Without the pictures, please reproduce only the lines from the one with "Generate a Python" through the one with "50, 40, 30, 20, 15, 10.2, 7.2, 5.1]", both included.

--- Data entries ---

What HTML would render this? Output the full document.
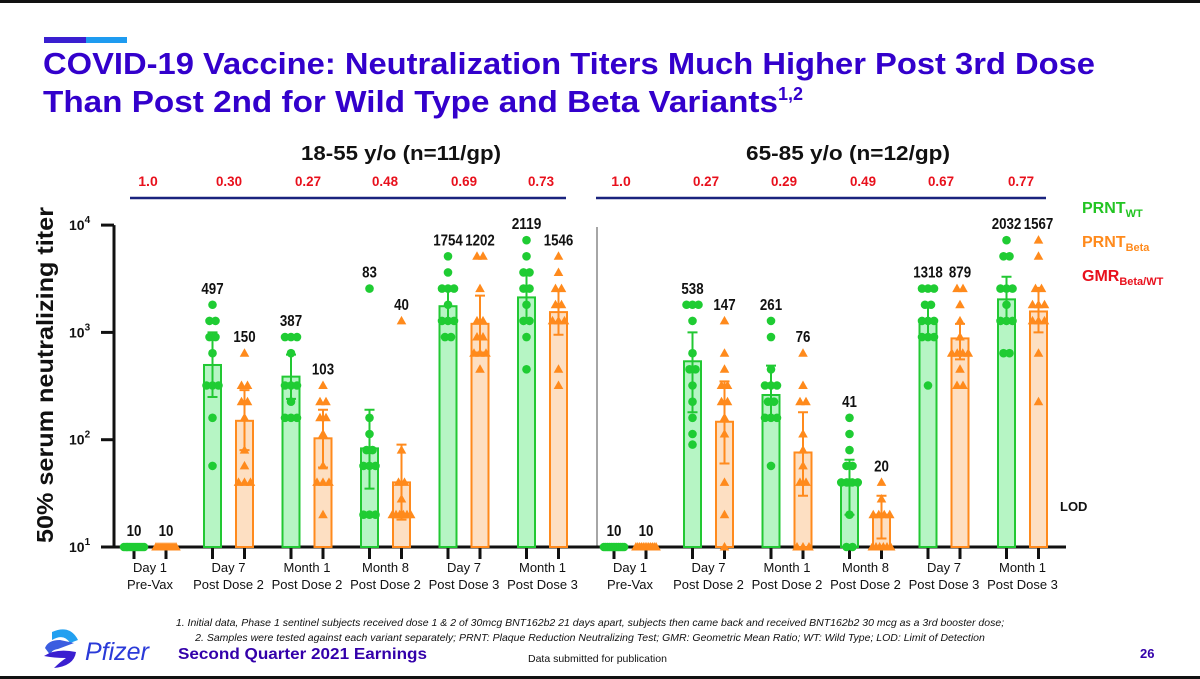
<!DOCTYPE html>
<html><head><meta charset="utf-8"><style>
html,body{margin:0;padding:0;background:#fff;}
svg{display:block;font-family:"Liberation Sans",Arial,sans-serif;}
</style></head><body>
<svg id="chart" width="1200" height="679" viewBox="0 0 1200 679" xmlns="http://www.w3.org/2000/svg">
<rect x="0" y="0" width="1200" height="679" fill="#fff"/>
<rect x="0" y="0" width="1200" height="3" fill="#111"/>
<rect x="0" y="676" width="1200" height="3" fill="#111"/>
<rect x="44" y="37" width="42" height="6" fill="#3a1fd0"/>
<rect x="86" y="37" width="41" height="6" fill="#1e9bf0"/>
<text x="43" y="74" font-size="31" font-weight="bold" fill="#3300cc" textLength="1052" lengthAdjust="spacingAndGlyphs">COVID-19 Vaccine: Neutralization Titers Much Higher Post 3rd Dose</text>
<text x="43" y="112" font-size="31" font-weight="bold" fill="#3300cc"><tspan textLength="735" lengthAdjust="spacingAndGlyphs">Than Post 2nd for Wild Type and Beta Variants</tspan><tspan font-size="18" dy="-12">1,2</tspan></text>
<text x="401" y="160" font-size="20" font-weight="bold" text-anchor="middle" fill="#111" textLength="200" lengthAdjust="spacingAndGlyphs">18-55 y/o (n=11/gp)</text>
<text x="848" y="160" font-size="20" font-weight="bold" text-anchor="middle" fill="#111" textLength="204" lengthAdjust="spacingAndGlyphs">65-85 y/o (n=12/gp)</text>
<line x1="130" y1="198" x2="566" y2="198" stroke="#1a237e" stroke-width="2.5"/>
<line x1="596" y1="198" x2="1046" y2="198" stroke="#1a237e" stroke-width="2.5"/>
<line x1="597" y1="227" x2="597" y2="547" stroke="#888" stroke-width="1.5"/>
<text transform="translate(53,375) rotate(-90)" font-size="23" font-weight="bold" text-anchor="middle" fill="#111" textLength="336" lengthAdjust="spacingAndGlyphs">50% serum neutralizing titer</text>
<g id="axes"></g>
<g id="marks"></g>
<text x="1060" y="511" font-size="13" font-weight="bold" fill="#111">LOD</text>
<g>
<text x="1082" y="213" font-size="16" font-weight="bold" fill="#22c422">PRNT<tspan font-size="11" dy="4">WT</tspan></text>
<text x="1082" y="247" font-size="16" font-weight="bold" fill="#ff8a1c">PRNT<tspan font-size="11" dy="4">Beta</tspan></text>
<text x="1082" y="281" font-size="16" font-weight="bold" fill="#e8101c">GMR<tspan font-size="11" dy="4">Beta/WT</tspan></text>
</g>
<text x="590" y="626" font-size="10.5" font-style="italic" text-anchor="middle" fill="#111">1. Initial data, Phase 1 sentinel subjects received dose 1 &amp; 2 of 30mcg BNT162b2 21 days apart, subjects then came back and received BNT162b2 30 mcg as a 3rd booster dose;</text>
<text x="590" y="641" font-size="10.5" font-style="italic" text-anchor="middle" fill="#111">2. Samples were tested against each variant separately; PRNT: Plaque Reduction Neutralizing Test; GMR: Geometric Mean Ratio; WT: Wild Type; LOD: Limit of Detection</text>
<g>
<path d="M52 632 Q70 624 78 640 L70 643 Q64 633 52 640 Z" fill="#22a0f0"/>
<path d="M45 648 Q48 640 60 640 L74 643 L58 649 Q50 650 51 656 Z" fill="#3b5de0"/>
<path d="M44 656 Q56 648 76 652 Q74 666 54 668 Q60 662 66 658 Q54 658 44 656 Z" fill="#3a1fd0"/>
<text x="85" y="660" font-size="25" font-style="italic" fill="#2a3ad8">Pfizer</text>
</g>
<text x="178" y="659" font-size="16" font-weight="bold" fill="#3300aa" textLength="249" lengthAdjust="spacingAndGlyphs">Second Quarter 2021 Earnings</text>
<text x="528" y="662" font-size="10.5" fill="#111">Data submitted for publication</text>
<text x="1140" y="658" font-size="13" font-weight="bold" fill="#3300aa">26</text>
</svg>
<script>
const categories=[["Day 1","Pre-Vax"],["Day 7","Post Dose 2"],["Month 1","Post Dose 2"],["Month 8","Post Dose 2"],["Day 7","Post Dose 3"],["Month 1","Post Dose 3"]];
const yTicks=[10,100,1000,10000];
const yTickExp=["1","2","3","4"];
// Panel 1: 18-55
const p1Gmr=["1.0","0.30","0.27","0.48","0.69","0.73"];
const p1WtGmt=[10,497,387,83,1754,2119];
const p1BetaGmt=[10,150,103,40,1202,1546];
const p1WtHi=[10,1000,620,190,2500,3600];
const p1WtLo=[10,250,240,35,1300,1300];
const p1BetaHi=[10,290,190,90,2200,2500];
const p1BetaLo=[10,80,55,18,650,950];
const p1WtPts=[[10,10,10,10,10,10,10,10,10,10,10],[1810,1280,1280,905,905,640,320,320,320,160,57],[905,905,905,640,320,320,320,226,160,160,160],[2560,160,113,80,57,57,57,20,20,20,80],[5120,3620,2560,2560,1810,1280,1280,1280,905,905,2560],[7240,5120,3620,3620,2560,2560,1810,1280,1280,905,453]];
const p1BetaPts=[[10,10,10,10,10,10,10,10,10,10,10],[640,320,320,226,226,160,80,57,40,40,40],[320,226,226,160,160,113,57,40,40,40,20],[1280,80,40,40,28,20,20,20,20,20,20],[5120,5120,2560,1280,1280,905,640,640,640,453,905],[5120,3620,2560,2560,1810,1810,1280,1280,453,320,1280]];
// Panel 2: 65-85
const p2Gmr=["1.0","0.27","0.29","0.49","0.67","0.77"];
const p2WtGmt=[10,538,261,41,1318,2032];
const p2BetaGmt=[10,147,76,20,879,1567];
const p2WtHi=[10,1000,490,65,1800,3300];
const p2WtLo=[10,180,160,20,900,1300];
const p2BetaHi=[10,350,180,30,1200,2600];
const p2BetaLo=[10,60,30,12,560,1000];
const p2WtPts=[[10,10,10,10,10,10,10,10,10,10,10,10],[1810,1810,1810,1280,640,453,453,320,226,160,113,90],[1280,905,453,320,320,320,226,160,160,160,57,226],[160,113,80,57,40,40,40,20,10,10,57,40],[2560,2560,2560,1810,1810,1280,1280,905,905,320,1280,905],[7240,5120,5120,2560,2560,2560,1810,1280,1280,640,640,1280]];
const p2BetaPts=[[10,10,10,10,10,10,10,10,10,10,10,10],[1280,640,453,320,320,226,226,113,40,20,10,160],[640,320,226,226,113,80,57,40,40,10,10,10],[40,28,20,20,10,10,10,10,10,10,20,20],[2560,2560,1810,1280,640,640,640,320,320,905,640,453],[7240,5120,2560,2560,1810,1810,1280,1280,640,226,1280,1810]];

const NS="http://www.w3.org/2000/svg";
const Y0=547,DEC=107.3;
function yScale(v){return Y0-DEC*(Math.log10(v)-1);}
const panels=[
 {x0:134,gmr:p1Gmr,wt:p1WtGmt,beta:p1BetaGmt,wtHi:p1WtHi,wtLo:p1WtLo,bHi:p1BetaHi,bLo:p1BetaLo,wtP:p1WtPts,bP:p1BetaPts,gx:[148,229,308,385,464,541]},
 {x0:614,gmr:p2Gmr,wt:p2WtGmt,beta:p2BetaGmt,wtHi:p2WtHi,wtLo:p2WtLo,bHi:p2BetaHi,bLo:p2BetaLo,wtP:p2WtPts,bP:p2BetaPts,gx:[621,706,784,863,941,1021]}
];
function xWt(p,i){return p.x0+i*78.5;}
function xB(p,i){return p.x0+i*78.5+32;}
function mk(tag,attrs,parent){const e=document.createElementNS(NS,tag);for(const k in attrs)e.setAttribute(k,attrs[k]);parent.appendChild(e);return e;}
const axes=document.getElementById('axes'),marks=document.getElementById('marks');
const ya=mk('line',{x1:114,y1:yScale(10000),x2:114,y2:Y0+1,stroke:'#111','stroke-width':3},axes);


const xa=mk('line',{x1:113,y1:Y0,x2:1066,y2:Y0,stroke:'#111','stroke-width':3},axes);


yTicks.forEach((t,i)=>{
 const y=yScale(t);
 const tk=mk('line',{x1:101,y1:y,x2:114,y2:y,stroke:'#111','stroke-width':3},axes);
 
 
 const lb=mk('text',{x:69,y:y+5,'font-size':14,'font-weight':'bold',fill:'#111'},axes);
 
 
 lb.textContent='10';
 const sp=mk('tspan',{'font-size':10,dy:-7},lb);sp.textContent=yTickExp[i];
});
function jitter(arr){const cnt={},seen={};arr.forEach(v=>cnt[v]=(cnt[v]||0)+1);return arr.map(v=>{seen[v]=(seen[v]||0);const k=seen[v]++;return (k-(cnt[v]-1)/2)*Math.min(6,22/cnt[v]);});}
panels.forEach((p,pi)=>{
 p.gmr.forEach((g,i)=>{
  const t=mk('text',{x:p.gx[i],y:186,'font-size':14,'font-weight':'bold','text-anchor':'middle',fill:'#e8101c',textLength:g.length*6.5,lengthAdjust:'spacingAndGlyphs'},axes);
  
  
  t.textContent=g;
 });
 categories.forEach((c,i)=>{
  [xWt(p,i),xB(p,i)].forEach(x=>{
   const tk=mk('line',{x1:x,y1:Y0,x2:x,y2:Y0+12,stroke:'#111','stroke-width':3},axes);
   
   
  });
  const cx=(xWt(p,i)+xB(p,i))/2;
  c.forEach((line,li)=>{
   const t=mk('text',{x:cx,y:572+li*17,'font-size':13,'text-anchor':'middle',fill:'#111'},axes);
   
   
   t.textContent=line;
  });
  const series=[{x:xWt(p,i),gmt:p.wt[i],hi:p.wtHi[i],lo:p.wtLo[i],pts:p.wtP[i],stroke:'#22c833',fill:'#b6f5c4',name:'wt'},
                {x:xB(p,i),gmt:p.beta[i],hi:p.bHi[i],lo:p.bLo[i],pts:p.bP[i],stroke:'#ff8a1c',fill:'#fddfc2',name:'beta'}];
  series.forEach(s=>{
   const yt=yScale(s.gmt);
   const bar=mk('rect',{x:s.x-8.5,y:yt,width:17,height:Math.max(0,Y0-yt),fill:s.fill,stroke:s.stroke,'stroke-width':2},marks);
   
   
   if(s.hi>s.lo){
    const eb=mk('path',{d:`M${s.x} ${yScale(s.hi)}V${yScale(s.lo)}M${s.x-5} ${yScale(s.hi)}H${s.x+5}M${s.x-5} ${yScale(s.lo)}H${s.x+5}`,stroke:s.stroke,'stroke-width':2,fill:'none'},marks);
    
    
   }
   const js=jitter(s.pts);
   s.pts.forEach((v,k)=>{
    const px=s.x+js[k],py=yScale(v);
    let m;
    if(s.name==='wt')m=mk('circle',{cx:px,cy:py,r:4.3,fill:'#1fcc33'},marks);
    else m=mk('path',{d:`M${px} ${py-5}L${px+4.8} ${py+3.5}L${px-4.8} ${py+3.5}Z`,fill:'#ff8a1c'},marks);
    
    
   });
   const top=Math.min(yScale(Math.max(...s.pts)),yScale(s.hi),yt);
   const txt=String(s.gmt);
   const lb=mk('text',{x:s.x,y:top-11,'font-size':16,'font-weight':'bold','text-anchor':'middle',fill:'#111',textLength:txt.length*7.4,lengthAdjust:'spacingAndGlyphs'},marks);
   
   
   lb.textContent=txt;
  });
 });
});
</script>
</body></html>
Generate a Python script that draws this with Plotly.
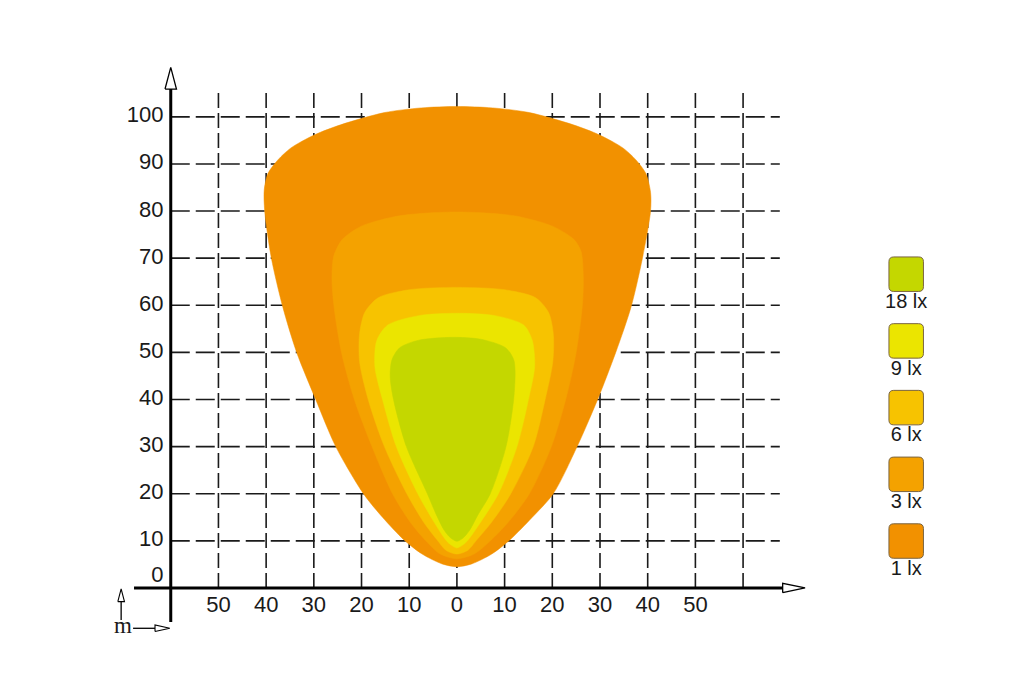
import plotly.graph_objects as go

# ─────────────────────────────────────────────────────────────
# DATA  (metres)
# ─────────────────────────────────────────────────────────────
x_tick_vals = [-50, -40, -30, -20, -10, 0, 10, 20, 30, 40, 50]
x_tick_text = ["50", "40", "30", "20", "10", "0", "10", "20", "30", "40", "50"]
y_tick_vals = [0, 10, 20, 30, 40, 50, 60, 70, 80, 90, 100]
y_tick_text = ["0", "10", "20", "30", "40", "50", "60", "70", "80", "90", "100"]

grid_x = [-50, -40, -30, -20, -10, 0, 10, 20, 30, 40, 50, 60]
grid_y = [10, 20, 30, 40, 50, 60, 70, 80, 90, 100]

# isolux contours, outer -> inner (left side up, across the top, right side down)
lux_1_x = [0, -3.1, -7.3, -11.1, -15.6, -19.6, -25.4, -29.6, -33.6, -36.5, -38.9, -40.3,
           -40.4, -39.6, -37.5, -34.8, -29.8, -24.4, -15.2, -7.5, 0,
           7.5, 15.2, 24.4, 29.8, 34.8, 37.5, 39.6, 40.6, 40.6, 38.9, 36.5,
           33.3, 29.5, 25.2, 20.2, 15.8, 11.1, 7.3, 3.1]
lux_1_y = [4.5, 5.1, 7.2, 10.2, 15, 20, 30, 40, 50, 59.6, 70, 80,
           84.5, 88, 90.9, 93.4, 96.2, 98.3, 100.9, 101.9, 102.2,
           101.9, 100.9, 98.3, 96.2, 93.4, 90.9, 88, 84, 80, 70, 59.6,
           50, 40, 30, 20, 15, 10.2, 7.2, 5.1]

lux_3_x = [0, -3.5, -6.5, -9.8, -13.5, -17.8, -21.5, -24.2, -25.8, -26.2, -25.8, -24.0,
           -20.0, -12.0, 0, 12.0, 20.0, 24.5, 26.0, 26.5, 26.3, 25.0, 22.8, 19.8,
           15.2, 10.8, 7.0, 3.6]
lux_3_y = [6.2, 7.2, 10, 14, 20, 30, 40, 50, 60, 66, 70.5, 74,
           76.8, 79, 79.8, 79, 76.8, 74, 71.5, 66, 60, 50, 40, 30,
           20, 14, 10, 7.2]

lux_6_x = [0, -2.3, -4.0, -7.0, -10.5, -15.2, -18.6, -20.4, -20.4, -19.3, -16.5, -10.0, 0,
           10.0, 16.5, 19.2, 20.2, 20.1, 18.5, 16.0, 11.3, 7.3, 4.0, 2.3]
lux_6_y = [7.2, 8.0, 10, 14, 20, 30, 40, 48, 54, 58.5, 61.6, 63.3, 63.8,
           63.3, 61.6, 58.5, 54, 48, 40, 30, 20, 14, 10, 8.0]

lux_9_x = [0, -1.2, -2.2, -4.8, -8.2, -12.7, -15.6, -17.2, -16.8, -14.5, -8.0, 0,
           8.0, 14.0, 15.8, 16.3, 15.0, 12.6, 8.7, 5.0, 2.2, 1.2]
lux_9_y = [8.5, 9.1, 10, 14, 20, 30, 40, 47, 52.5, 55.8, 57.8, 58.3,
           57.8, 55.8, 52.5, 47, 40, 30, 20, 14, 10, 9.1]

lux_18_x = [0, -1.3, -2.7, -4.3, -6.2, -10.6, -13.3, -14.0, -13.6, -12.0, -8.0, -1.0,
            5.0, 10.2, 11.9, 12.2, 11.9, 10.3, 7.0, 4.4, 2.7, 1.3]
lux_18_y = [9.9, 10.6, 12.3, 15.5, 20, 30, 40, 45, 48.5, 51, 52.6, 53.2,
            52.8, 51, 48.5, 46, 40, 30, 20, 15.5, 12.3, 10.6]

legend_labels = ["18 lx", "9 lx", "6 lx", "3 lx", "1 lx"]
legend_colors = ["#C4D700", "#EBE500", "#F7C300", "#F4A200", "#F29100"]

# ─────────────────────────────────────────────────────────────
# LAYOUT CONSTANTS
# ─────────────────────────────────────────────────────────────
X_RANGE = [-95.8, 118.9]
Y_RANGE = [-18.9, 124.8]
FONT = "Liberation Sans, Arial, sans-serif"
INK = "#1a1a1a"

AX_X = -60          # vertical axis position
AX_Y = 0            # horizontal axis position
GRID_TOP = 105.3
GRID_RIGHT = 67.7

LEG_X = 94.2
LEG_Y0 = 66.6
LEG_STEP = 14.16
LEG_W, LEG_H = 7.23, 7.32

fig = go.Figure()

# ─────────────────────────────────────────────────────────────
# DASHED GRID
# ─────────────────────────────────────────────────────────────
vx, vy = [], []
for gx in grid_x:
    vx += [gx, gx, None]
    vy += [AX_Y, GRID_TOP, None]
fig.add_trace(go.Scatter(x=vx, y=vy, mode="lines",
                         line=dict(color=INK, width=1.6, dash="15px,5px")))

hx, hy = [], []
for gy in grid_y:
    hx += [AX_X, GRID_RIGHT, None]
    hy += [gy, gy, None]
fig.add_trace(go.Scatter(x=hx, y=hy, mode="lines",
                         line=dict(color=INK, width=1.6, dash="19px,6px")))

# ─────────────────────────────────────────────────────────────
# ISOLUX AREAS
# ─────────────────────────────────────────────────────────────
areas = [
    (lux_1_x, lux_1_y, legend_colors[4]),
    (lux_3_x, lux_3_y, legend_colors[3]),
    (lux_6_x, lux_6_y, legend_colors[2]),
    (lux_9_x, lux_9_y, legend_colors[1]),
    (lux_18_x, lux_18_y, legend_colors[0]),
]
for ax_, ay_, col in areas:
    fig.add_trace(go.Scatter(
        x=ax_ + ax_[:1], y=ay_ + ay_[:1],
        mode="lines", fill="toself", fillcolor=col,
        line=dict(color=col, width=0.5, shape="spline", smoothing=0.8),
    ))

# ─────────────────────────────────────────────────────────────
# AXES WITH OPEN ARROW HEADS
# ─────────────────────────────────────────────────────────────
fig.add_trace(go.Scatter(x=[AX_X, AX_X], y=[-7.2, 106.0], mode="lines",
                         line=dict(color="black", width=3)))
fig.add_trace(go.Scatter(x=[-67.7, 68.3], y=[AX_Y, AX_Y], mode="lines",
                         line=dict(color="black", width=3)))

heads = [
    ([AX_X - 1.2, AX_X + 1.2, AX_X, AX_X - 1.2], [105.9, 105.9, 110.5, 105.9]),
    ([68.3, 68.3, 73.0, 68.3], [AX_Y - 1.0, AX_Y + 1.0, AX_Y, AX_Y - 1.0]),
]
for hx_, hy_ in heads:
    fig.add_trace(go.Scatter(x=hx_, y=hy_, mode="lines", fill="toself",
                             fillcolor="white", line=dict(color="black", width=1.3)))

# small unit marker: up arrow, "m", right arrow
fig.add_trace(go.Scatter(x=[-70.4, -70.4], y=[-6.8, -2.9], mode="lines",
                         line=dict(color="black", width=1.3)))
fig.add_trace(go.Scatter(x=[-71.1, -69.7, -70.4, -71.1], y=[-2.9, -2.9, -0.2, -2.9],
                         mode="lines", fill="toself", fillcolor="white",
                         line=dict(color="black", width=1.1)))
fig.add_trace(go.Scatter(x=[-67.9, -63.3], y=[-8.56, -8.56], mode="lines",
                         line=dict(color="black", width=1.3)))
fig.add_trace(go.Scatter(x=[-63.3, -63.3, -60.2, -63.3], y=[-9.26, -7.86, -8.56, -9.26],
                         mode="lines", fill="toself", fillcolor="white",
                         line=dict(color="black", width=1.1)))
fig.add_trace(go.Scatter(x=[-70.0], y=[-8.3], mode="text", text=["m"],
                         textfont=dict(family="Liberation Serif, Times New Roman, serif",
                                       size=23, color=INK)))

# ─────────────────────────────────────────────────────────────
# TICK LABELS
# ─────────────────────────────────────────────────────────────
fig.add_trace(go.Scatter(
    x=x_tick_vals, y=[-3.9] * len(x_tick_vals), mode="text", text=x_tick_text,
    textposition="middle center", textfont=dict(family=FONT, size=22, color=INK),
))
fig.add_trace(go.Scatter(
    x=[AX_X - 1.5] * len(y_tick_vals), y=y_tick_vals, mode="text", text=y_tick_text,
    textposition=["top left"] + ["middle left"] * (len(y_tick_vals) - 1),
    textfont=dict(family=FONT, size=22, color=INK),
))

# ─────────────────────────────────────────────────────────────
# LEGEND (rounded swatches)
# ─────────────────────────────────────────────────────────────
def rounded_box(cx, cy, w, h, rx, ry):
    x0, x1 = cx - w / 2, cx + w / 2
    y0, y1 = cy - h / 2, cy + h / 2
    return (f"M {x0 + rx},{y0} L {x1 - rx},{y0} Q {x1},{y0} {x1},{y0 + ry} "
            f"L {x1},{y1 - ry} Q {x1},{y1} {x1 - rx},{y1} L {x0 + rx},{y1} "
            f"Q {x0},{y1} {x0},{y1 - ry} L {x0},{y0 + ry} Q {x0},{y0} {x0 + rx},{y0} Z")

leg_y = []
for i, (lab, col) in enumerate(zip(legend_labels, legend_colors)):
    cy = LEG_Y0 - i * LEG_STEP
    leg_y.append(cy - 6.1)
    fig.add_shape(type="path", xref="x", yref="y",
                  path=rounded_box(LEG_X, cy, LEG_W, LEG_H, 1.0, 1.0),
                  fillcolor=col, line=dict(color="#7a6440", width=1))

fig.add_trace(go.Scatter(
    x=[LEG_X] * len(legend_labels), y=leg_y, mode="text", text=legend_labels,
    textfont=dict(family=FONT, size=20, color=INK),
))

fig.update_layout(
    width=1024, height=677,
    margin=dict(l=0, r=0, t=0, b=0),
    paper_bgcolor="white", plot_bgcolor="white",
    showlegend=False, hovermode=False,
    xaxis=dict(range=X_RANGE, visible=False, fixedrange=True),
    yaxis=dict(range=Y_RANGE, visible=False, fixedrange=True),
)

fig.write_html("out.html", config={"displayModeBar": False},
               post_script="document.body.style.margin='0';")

---

> _Answer in full_:
Generate a Python script that draws this with Plotly.
import plotly.graph_objects as go

# ─────────────────────────────────────────────────────────────
# DATA  (metres)
# ─────────────────────────────────────────────────────────────
x_tick_vals = [-50, -40, -30, -20, -10, 0, 10, 20, 30, 40, 50]
x_tick_text = ["50", "40", "30", "20", "10", "0", "10", "20", "30", "40", "50"]
y_tick_vals = [0, 10, 20, 30, 40, 50, 60, 70, 80, 90, 100]
y_tick_text = ["0", "10", "20", "30", "40", "50", "60", "70", "80", "90", "100"]

grid_x = [-50, -40, -30, -20, -10, 0, 10, 20, 30, 40, 50, 60]
grid_y = [10, 20, 30, 40, 50, 60, 70, 80, 90, 100]

# isolux contours, outer -> inner (left side up, across the top, right side down)
lux_1_x = [0, -3.1, -7.3, -11.1, -15.6, -19.6, -25.4, -29.6, -33.6, -36.5, -38.9, -40.3,
           -40.4, -39.6, -37.5, -34.8, -29.8, -24.4, -15.2, -7.5, 0,
           7.5, 15.2, 24.4, 29.8, 34.8, 37.5, 39.6, 40.6, 40.6, 38.9, 36.5,
           33.3, 29.5, 25.2, 20.2, 15.8, 11.1, 7.3, 3.1]
lux_1_y = [4.5, 5.1, 7.2, 10.2, 15, 20, 30, 40, 50, 59.6, 70, 80,
           84.5, 88, 90.9, 93.4, 96.2, 98.3, 100.9, 101.9, 102.2,
           101.9, 100.9, 98.3, 96.2, 93.4, 90.9, 88, 84, 80, 70, 59.6,
           50, 40, 30, 20, 15, 10.2, 7.2, 5.1]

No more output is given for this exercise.